Sunday 6 January 2013

Seeking Beauty

The Extraordinary Form celebrated at the Birmingham Oratory. (Picture from LMS)
A reflection on the Extraodinary Form of the Roman Rite by Charles Bradshaw, 21, Archdiocese of Birmingham.

Throughout the centuries man has been on a quest to seek out perfect beauty. We are surrounded with a culture where the search for beauty was ever present: in art, in literature, in music, even in the objects of everyday life: it only takes a glimpse into an antique shop to understand what it is I mean. And if man was asked what the point of it all was, we would realise that he was ultimately searching for perfection: in fact for God!  We live in an age where beauty seems no longer to matter, not even in our churches and our Faith, even our Christian culture is in danger of being left behind. Sometimes you can ask yourself: is it really even a culture that kills off its future children!  I want to reflect on how we can find anew this beauty even in our Catholic Faith especially in this year of Faith and how we can keep our Christian culture alive.

It is rare for anyone these days to be able to say I was brought up with what we now call the Extraordinary Form of the Roman Rite. I am 21 and extremely grateful to have been brought up all my life with this culture. If we look at the word culture, we find its Latin root is “cultus” and as Catholic’s the “cultus” that we really know and understand is that of the Mass, of the Liturgy. That is at the heart of our culture for it to make sense. So, why the Latin Mass as perhaps most people would call it? Why would one go?

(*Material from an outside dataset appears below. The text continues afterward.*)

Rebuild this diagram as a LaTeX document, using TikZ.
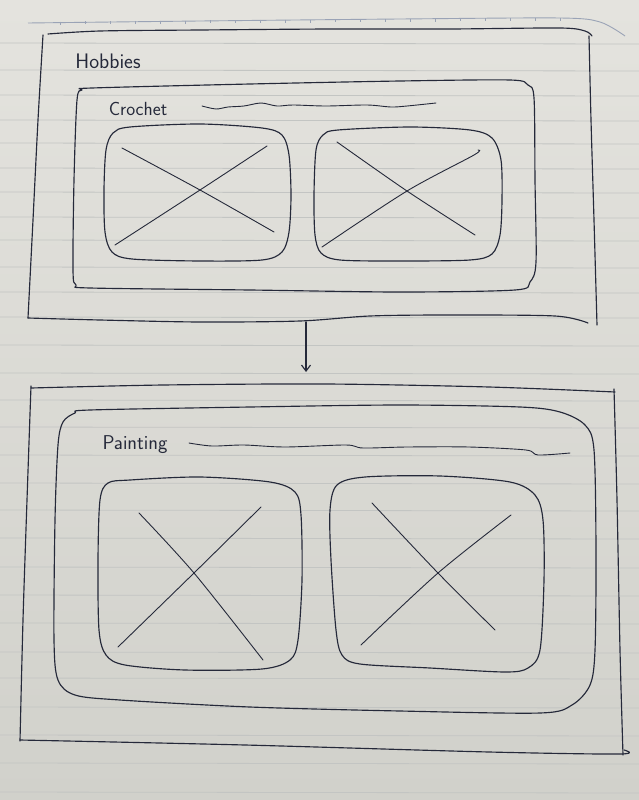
\documentclass[tikz,border=0pt]{standalone}
\usetikzlibrary{arrows.meta}
\begin{document}
\begin{tikzpicture}[x=1pt,y=-1pt,
  ink/.style={draw=inkblue,line width=1.15pt,line cap=round,line join=round},
  thinink/.style={draw=inkblue,line width=0.9pt,line cap=round},
  rule/.style={draw=rulegray,line width=0.8pt},
  hand/.style={font=\sffamily\fontsize{19}{21}\selectfont,text=inkblue,inner sep=0pt},
  flow/.style={ink,-{Straight Barb[length=6pt,width=9pt]}}]
\definecolor{inkblue}{HTML}{25293A}
\definecolor{rulegray}{HTML}{C3C5C3}
\definecolor{papertop}{HTML}{E4E3DE}
\definecolor{paperbot}{HTML}{D1D1CB}
\definecolor{header}{HTML}{9AA3B6}

% sheet of ruled paper
\useasboundingbox (0,0) rectangle (639,800);
\shade[top color=papertop,bottom color=paperbot] (0,0) rectangle (639,800);
\foreach \ry in {43,70,95,120,143,168,192,217,240,267,292,317,345,373,400,427,455,483,510,538,567,595,623,652,678,707,735,763,792}
  \draw[rule] (0,\ry) -- (639,\ry+1);
% header line with ticks
\draw[header,line width=0.9pt] plot[smooth] coordinates {(28,23) (200,21) (400,19) (560,18) (600,22) (625,36)};
\foreach \tx in {60,85,110,135,160,185,210,235,260,285,310,335,360,385,410,435,460,485,510,535,560}
  \draw[header,line width=0.6pt] (\tx,{22-\tx*0.008}) -- ++(0,3);

% ---------- Hobbies frame ----------
\draw[ink] plot[smooth] coordinates {(48,34) (100,31) (200,30) (330,29) (450,29) (560,28) (585,31) (592,36)};
\draw[ink] plot[smooth] coordinates {(589,36) (591,120) (594,220) (597,325)};
\draw[ink] plot[smooth] coordinates {(43,35) (38,120) (33,220) (28,318)};
\draw[ink] plot[smooth] coordinates {(28,318) (100,320) (200,322) (300,321) (370,316) (450,315) (555,316) (588,323)};
\node[hand,font=\sffamily\fontsize{21}{23}\selectfont] (hobbies) at (108,61) {Hobbies};

% Crochet panel
\draw[ink] plot[smooth cycle,tension=0.5] coordinates {(92,88) (250,84) (400,81) (510,80) (528,85) (534,98) (535,180) (536,262) (530,282) (515,290) (400,292) (250,290) (90,288) (76,285) (73,270) (74,180) (77,100) (82,90)};
\node[hand] (crochet) at (138,109) {Crochet};
\draw[thinink] plot[smooth] coordinates {(202,106) (216,109) (228,107) (244,106) (261,103) (277,106) (293,105) (326,106) (367,105) (391,107) (407,106) (436,103)};

% crochet images
\draw[ink] plot[smooth cycle,tension=0.5] coordinates {(130,127) (200,124) (262,128) (282,135) (289,155) (291,195) (289,232) (282,252) (262,260) (200,261) (132,259) (112,252) (105,232) (104,190) (106,150) (113,133)};
\draw[thinink] plot[smooth] coordinates {(122,148) (200,190) (274,232)};
\draw[thinink] plot[smooth] coordinates {(115,245) (200,190) (267,146)};
\draw[ink] plot[smooth cycle,tension=0.5] coordinates {(338,130) (410,127) (470,130) (492,138) (501,160) (502,200) (500,235) (492,254) (470,260) (400,261) (340,260) (321,253) (315,235) (314,195) (316,150) (323,135)};
\draw[thinink] plot[smooth] coordinates {(337,142) (407,191) (475,235)};
\draw[thinink] plot[smooth] coordinates {(322,247) (407,191) (474,155) (478,150)};

% ---------- connector ----------
\coordinate (hobbiesFoot) at (306,322);
\coordinate (paintingHead) at (306,372);
\draw[flow] (hobbiesFoot) -- (paintingHead);

% ---------- Painting frame ----------
\draw[ink] plot[smooth] coordinates {(31,388) (163,385) (326,384) (489,387) (615,392)};
\draw[ink] plot[smooth] coordinates {(614,389) (617,500) (620,650) (623,755)};
\draw[ink] plot[smooth] coordinates {(31,386) (27,500) (23,620) (20,741)};
\draw[ink] plot[smooth] coordinates {(20,740) (245,745) (489,752) (620,754) (624,750)};

% Painting panel
\draw[ink] plot[smooth cycle,tension=0.5] coordinates {(90,410) (250,407) (400,405) (520,407) (560,412) (585,425) (594,450) (596,550) (595,650) (590,685) (572,705) (540,713) (400,711) (250,707) (120,700) (75,695) (58,680) (54,640) (55,520) (58,445) (63,422) (75,413)};
\node[hand,font=\sffamily\fontsize{20}{22}\selectfont] (painting) at (135,445) {Painting};
\draw[thinink] plot[smooth] coordinates {(189,443) (212,446) (244,445) (285,447) (346,445) (363,448) (407,447) (469,447) (526,450) (538,455) (570,453)};

% painting images
\draw[ink] plot[smooth cycle,tension=0.5] coordinates {(130,480) (200,477) (270,482) (295,492) (301,515) (302,580) (298,640) (290,660) (262,669) (185,670) (125,665) (106,655) (99,630) (98,560) (100,500) (108,483)};
\draw[thinink] plot[smooth] coordinates {(139,513) (194,573) (263,660)};
\draw[thinink] plot[smooth] coordinates {(118,647) (194,573) (261,507)};
\draw[ink] plot[smooth cycle,tension=0.5] coordinates {(365,477) (440,476) (510,482) (535,495) (543,520) (544,580) (540,650) (528,668) (505,672) (430,668) (360,664) (342,655) (336,630) (331,560) (330,510) (337,485)};
\draw[thinink] plot[smooth] coordinates {(372,503) (438,573) (495,630)};
\draw[thinink] plot[smooth] coordinates {(361,645) (438,573) (511,515)};
\end{tikzpicture}
\end{document}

I will try to explain things a little: We are all called to enter into a relationship with our Lord and Saviour. The more we enter into a relationship with Him, the more we grow to know and love Him. Love is about giving; a relationship is about giving, if not then even in human terms it breaks down. The more we love, the more we give, our heart, our time, and our thoughts. Love then becomes a deep union, a union of the heart. The deeper the love, the deeper the union.  Our relationship with God then is about giving, but what exactly? The answer is simple: God wants our best!

The culture of the Latin Mass is the culture of relationship, the culture of giving. It only takes a moment to look at the great churches of our country and their architecture to understand the culture of the Latin Mass. Those beautiful altars, paintings, organs, windows, soaring structures and cathedrals, and their great spires, and the glorious peal of bells all point towards giving the best we have to God.  It doesn’t rely on noises and human fabrications but on silence. The silence of these places is enough to exude centuries of relationship with God, centuries of prayer and silence, of love! That sense of awe and mystery, that sense of the sacred, the beautiful, and the silent all converges in the Mass of ages even the detail of vestments point it out as does the deep symbolism of every gesture.

It is there that we can understand the meaning of beauty, in those places and in that spirit. It is only in uniting ourselves with centuries of worship that we will once again find the meaning of beauty, the meaning of giving. If we stop just for one moment breaking from the past then we will find the future, a future that stands together and alongside what has gone before us in harmony. Our Holy Father Pope Benedict points out that “What was sacred for prior generations remains sacred and great for us today!” That is why I love the Latin Mass, because it is our culture, the culture of the West, a culture that is SO valid it changes hearts and calls people out of themselves, to the point that they cannot turn back.

I believe we will find beauty if we give our hearts to Him in the Sacrament of the altar, the lamb that was slain, the child of Bethlehem. I challenge you to unite yourselves to the Sacrifice of Calvary made present on our altars, the Mass of ages and to give Him our hearts and our best, and I promise you there we will find beauty, love, union. How can we not but love Him! It is not you see just a Form of the Roman rite we are at risk of losing, but the whole of our culture as well!

1 comment:

  1. Another aspect which is worth mentioning is the reverence which traditionally goes along with the Extraordinary Form. Everything reminds you that you are in the presence of God: the silence, the incense, the music, etc. Then are you able to understand the Mass as the foretaste of Heaven There is also the link with all these centuries of tradition, the Gospel which is read facing the North, as a reminder of the evangelization of the Barbarians, etc. Christ fills you with His peace, and in my view, this peace is more easily felt when one remains silent than when they sing or pray aloud. The Extraordinary form is a treasury and it is great for us young people to witness its revival.